Approaching Roswell, got first look at a mountain, El Capitan, cruised past the UFO store and down US 70, my first canyon road filled with curves.  A great ride into Ruidoso brought me to an intersection where a sharp looking red V-Max with matching helmet glided across, did a double-take and gave me a big thumbs up.

Who would believe it would be cold and rainy in Canyon Lands in August?  My goofy looking blue raingear kept me snug while I admired the scenery.  The gray overcast and wet patina gave the desert a distinctly different look.  The great arch was a gateway to another world, viewing the storm through it.  Maybe there is something to that Roswell story after all.

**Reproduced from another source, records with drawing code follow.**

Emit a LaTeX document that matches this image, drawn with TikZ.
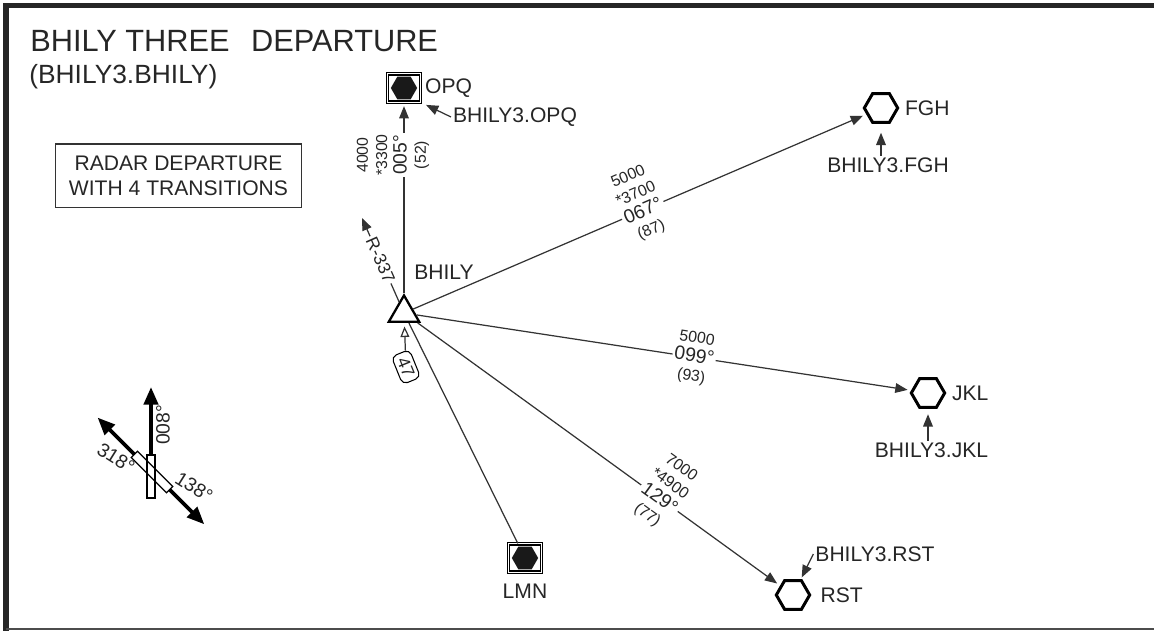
\documentclass[tikz,border=0pt]{standalone}
\usepackage{fontspec}
\setmainfont{Liberation Sans}
\usetikzlibrary{shapes.geometric, arrows.meta, positioning}
\newcommand{\hdgfont}{\fontsize{11}{11}\selectfont}

\begin{document}
\begin{tikzpicture}[
    x=0.02cm, y=-0.02cm,
    every node/.style={text=black!85},
    fix/.style={regular polygon, regular polygon sides=6, draw=black, line width=1.7pt, minimum size=19pt, inner sep=0pt},
    navaid/.style={rectangle, draw=black, line width=0.65pt, double=white, double distance=0.6pt, minimum width=19pt, minimum height=16pt, inner sep=0pt},
    core/.style={regular polygon, regular polygon sides=6, fill=black!90, minimum size=15pt, inner sep=0pt},
    bhilytri/.style={regular polygon, regular polygon sides=3, draw=black, fill=white, line width=1.3pt, minimum size=20pt, inner sep=0pt},
    fixlbl/.style={font=\fontsize{12}{14}\selectfont, inner sep=1pt},
    leg/.style={fill=white, inner sep=1pt, align=center, font=\fontsize{9}{11}\selectfont},
    mileage/.style={draw=black, line width=0.6pt, rounded corners=3pt, minimum width=17pt, minimum height=11pt, inner sep=1pt, font=\fontsize{10}{11}\selectfont},
    route/.style={draw=black!80, line width=0.7pt},
    arrow/.style={route, -{Triangle[length=7pt, width=5.5pt]}, shorten >=2pt},
    openarrow/.style={route, -{Triangle[open, length=6pt, width=5pt]}, shorten >=2pt},
    rwy/.style={draw=black, line width=0.7pt},
    rwyarrow/.style={draw=black, line width=2.2pt, -{Triangle[length=10pt, width=8pt]}},
    rwylabel/.style={font=\fontsize{11}{12}\selectfont, inner sep=1pt}
]
\useasboundingbox (0,0) rectangle (1154,631);

% Frame
\draw[black!85, line width=3pt] (6,631) -- (6,5.5) -- (1154,5.5);
\draw[black!70, line width=1.2pt] (6,629) -- (1154,629);

% Title
\node[anchor=base west, inner sep=0pt, font=\fontsize{17.5}{20}\selectfont] (title) at (30,52) {BHILY THREE\hspace{0.7em}DEPARTURE};
\node[anchor=base west, inner sep=0pt, font=\fontsize{15}{18}\selectfont] (subtitle) at (29,84) {(BHILY3.BHILY)};
\node[draw=black!80, line width=0.6pt, minimum width=140.5pt, minimum height=36.4pt, align=center, font=\fontsize{12}{14.2}\selectfont] (radar) at (178.5,176) {RADAR DEPARTURE\\WITH 4 TRANSITIONS};

% Airport and transition fixes
\node[bhilytri] (bhily) at (404,313) {};
\node[fixlbl] (bhilyname) at (444,272) {BHILY};

\node[navaid] (opq) at (404,88) {};
\node[core] (opqhex) at (opq) {};
\node[fixlbl, right=1pt of opq] (opqname) {OPQ};
\node[fixlbl] (opqtr) at (515,117) {BHILY3.OPQ};

\node[fix] (fgh) at (881,108) {};
\node[fixlbl, right=2pt of fgh] (fghname) {FGH};
\node[fixlbl, below=18pt of fgh, xshift=4pt] (fghtr) {BHILY3.FGH};

\node[fix] (jkl) at (928,393) {};
\node[fixlbl, right=2pt of jkl] (jklname) {JKL};
\node[fixlbl, below=18pt of jkl, xshift=2pt] (jkltr) {BHILY3.JKL};

\node[fix] (rst) at (793,595) {};
\node[fixlbl, right=4pt of rst] (rstname) {RST};
\node[fixlbl] (rsttr) at (875,554) {BHILY3.RST};

\node[navaid] (lmn) at (525,558) {};
\node[core] (lmnhex) at (lmn) {};
\node[fixlbl, below=5pt of lmn] (lmnname) {LMN};

% Routes
\draw[arrow] (bhily) -- (opq);
\draw[arrow] (bhily) -- (fgh);
\draw[arrow] (bhily) -- (jkl);
\draw[arrow] (bhily) -- (rst);
\draw[route] (bhily) -- (lmn);

% Transition pointers
\draw[arrow, shorten >=3pt] (opqtr.west) -- (opq.south east);
\draw[arrow, shorten >=5pt] (fghtr.north -| fgh) -- (fgh);
\draw[arrow, shorten >=3pt] (jkltr.north -| jkl) -- (jkl);
\draw[arrow, shorten >=1pt] (rsttr.west) -- (rst);

% Altitudes, courses and distances
\node[leg, rotate=90] (opqleg) at (393,155) {4000\\*3300\\{\hdgfont 005°}\\(52)};
\node[leg, rotate=23.3] (fghleg) at (640,204) {5000\\*3700\\{\hdgfont 067°}\\(87)};
\node[leg, rotate=-8.7] (jklleg) at (694,358) {5000\\{\hdgfont 099°}\\(93)};
\node[leg, rotate=-35.9] (rstleg) at (664,492) {7000\\*4900\\{\hdgfont 129°}\\(77)};

% Radial and mileage
\coordinate (r337) at (362,218);
\draw[arrow, shorten >=0pt] (bhily) -- node[leg, sloped, font=\fontsize{10}{11}\selectfont] (r337lbl) {R-337} (r337);
\node[mileage, rotate=-68] (dme47) at (406,367) {47};
\draw[openarrow] (dme47) -- (bhily);

% Runways
\begin{scope}[shift={(151,476)}]
  \draw[rwy] (-4,-21) rectangle (4,22);
  \draw[rwyarrow] (0,-21) -- (0,-89);
\end{scope}
\begin{scope}[shift={(152,472)}, rotate=-45]
  \draw[rwy] (-25,-4.5) rectangle (25,4.5);
  \draw[rwyarrow] (-25,0) -- (-77,0);
  \draw[rwyarrow] (25,0) -- (74,0);
\end{scope}
\node[rwylabel, rotate=90] (rwy008) at (163,425) {008°};
\node[rwylabel, rotate=-32] (rwy318) at (116,458) {318°};
\node[rwylabel, rotate=-32] (rwy138) at (194,487) {138°};
\end{tikzpicture}
\end{document}
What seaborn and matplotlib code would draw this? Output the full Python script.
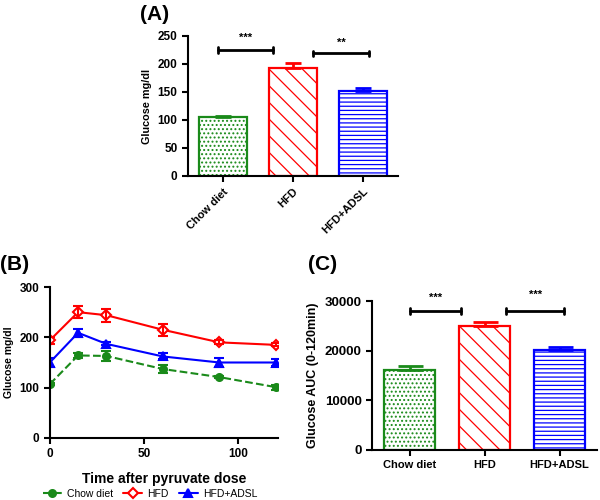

In Wellington, the weather clears and I pull off the raingear to have a sandwich at a truck stop.  In expertly wheels a sidecar rig.  The driver's rain gear is worse than mine -- yellow pants and a brown top.  Off comes the helmet and out flops a luxurious brunette ponytail.  The sidecar unzips itself and a 5/8-ths-scale version of the driver hops out.  A mother and daughter touring together, I assume.  And I thought I was tough.

During long rides, I would lean back on the black padded video camera bag I had lashed to the rear seat for luggage or lie on my homemade tank bag -- a black canvas briefcase bungee netted to the tank.  The clear vinyl package for my raingear converted to a map case, which fit under the net for quick reference.  To get on and off, I had to do a variation of the river dance, hopping on my left foot and holding my right leg extended with my right hand clutching the cuff of my blue jeans.

The V-Max has gobs of power in any gear and seemingly any speed, but as the trip progressed and I grew more confident, I began downshifting to pass so that I could get into the V-Boost even when I did not need it.  What a blast!  At high speeds, I would assume a flat-track-miler position, putting my left elbow on my left knee and cupping my left hand around the tank or reach under the handlebar and grasp the top of the left fork to pull myself down even lower.  I could pass anything but a gas station.

Every 50 to 100 miles, I filled up, as much to take a break as to keep the V's tiny tank topped off.  It looked like I was getting more than the usual 40 miles to the gallon, so from Salt Lake to Denver, over 600 miles the route I took, I kept careful records.  The mighty V got a solid 45 miles per gallon.  And that included climbing to "the roof of the Rockies."